Like many in Minden, Geist has a spring in his step this time of year. The days are shorter and there’s a definite bite in the air, but people around here simply melt at the sight of their courthouse come Christmas. More than 12,000 colored lights – from the top of its dome, down three stories of century-old stone and all along the square – can be seen for miles. It’s this view that explains, in part, why Minden is known as Nebraska’s Christmas City.

The annual illumination of the courthouse began in 1915 as a city-wide attempt to impress the state convention of the Grand Army of the Republic to be held in Minden’s city auditorium that spring. However, doomed by three days of freezing rain, the non-insulated lights strung from the railroad depot to the town square didn’t stand a chance. Sensing the town’s disappointment and once the ice thawed, Minden’s City Light Commissioner J. W. Haws single-handedly colored the bulbs and arranged them in Christmassy patterns on the courthouse dome. When he flipped the switch on Christmas Eve 1915, no one was thinking about the Grand Army of the Republic. A tradition in Minden was born.

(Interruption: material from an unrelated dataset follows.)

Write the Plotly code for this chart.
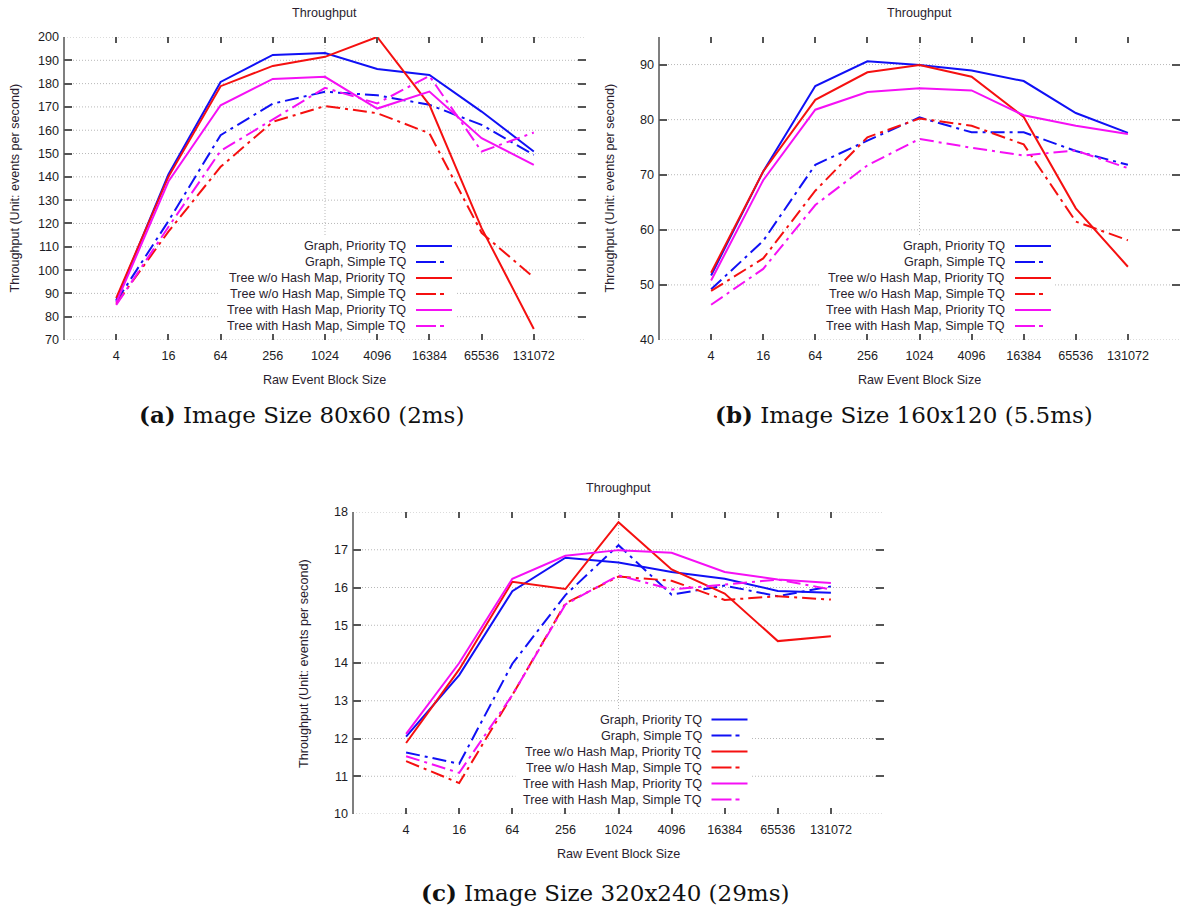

More lights were added every year thereafter and, by the end of World War II, the lights numbered in the thousands. Then, in the spring of 1946, the Rev. Arthur Johnson from the Methodist Church attended a passion play at Bayard that ended with the lighting of Chimney Rock, pointing straight up to heaven.

The inspired reverend wasted no time convincing his friend, Clayt Morey, an insurance salesman known for his theatrical talents, to write something similar for Minden. Morey was willing and immediately set to work.

But writing takes time and, by November, Morey’s script was only finished up to the birth of Christ.